Several others testified in favor of ending research on chimpanzees, notably Dr. Jane Goodall, who joined the meeting via video conference. Dr. Goodall pointed out that over the last 10 years, “…technology has exploded with new techniques in research.” Goodall also said of chimpanzees kept captive for research, “…from their point of view, it’s like torture.”
Other scientists presented on topics including chimpanzee behavior,
genetics, communication, learning, and the role of chimpanzees in hepatitis
research, monoclonal antibodies, malaria, biodefense, and alternative
Animal researchers and representatives of the biomedical lobby industry or those currently engaged in the “business” of doing or providing chimpanzees for research provided testimony in favor of keeping chimpanzees in labs. But on the order of the numbers game, the side to end research on chimpanzees overtook the session, with those in support of it failing to adequately argue either its worth or necessity. Especially important was scientific testimony from Ann-Marie Cruz, Program Officer, Research and Development, PATH Malaria Vaccine Initiative; Theresa Reynolds, Director, Safety Assessment, Genentech; and Robert Hamatake, Director of HCV Biology, GlaxoSmithKline. They all testified that with advances in technology, chimpanzees are no longer necessary for developing high tech drugs called monoclonal antibodies, vaccines for epidemic diseases like malaria and other areas. Following this encouraging trilogy, on day two was the testimony from James Swearengen, former Director of Comparative Medicine, National Biodefense Analysis and Countermeasures Center. He began his testimony on biodefense research noting that his comments would be short and to the point. “I am not aware of any historic use of chimpanzees, no current use and, for the future, I don’t envision any need.”
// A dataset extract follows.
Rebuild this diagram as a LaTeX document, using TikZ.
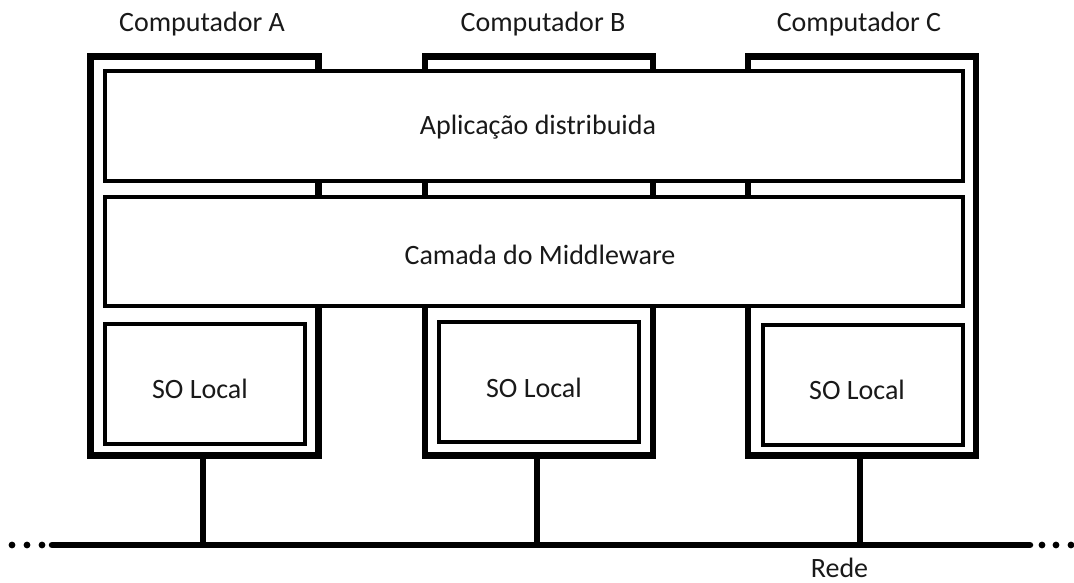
\documentclass[tikz,border=0pt]{standalone}
\usepackage{fontspec}
\setmainfont{Carlito}
\begin{document}
\begin{tikzpicture}[x=1pt,y=-1pt,
  computer/.style={draw, line width=6.5pt, rectangle, inner sep=0pt, outer sep=0pt,
    minimum width=228pt, minimum height=399pt},
  layer/.style={draw, fill=white, line width=4pt, rectangle, inner sep=0pt, outer sep=0pt,
    minimum width=858pt},
  oslayer/.style={draw, fill=white, line width=4pt, rectangle, inner sep=0pt, outer sep=0pt,
    minimum width=200pt, minimum height=120pt},
  label/.style={font=\fontsize{28}{34}\selectfont, text=black!90, anchor=base, inner sep=0pt},
  link/.style={line width=6pt},
  net/.style={line width=6.5pt, line cap=round},
  dot/.style={fill=black}
]
\useasboundingbox (0,0) rectangle (1074,583);

% computer frames
\node[computer] (compA) at (204.5,256) {};
\node[computer] (compB) at (539,256) {};
\node[computer] (compC) at (862,256) {};

% shared layers spanning all computers
\node[layer, minimum height=110pt] (app) at (534,126) {};
\node[layer, minimum height=109pt] (mid) at (534,251.5) {};

% local operating systems
\node[oslayer] (osA) at (205.25,383.5) {};
\node[oslayer] (osB) at (539,382) {};
\node[oslayer] (osC) at (862.5,385) {};

% texts
\node[label] (tA) at (202,32) {Computador A};
\node[label] (tB) at (543,32) {Computador B};
\node[label] (tC) at (859,32) {Computador C};
\node[label] (tApp) at (538,135) {Aplicação distribuida};
\node[label] (tMid) at (540,264) {Camada do Middleware};
\node[label] (tOsA) at (200,398) {SO Local};
\node[label] (tOsB) at (534,397) {SO Local};
\node[label] (tOsC) at (857,399) {SO Local};
\node[label] (tNet) at (839.5,577.5) {Rede};

% network bus
\coordinate (netL) at (52,545);
\coordinate (netR) at (1030,545);
\coordinate (tapA) at (203,545);
\coordinate (tapB) at (537,545);
\coordinate (tapC) at (860,545);
\draw[net] (netL) -- (netR);
\draw[link] (compA.south -| tapA) -- (tapA);
\draw[link] (compB.south -| tapB) -- (tapB);
\draw[link] (compC.south -| tapC) -- (tapC);

% continuation dots
\foreach \x in {12,27,42,1042,1056,1071}
  \fill[dot] (\x,545) circle (3.4pt);
\end{tikzpicture}
\end{document}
The Committee’s role throughout the two days was a mix of penetrating questions that stayed on task and challenged presenters to back their arguments, clarify and support their conclusions as to both the necessity and even the applicability of chimpanzee use to human health. Still, the questions of other members appeared biased in the foregone conclusion that chimpanzees and all animal models are valid.
Fortunately, public and NEAVS’ criticism of the original Committee composition led to the inclusion of some new members with less direct or vested interest in the animal model. These members are proving extremely important in raising public confidence that the Committee may be able to reach an objective conclusion and may minimize the impact of “old school” researchers who resist progress.
We can only hope that the Committee finds with us that the use of chimpanzees in research is neither necessary nor productive for human health. If that happens, we can only hope that NIH heeds the Committee’s recommendations. There are too many reasons not to: 1,000 chimpanzees in U.S. laboratories and millions of humans suffering from diseases for which effective research is long overdue.
The Committee initially convened on April 5th and expects to issue its final report by the end of 2011.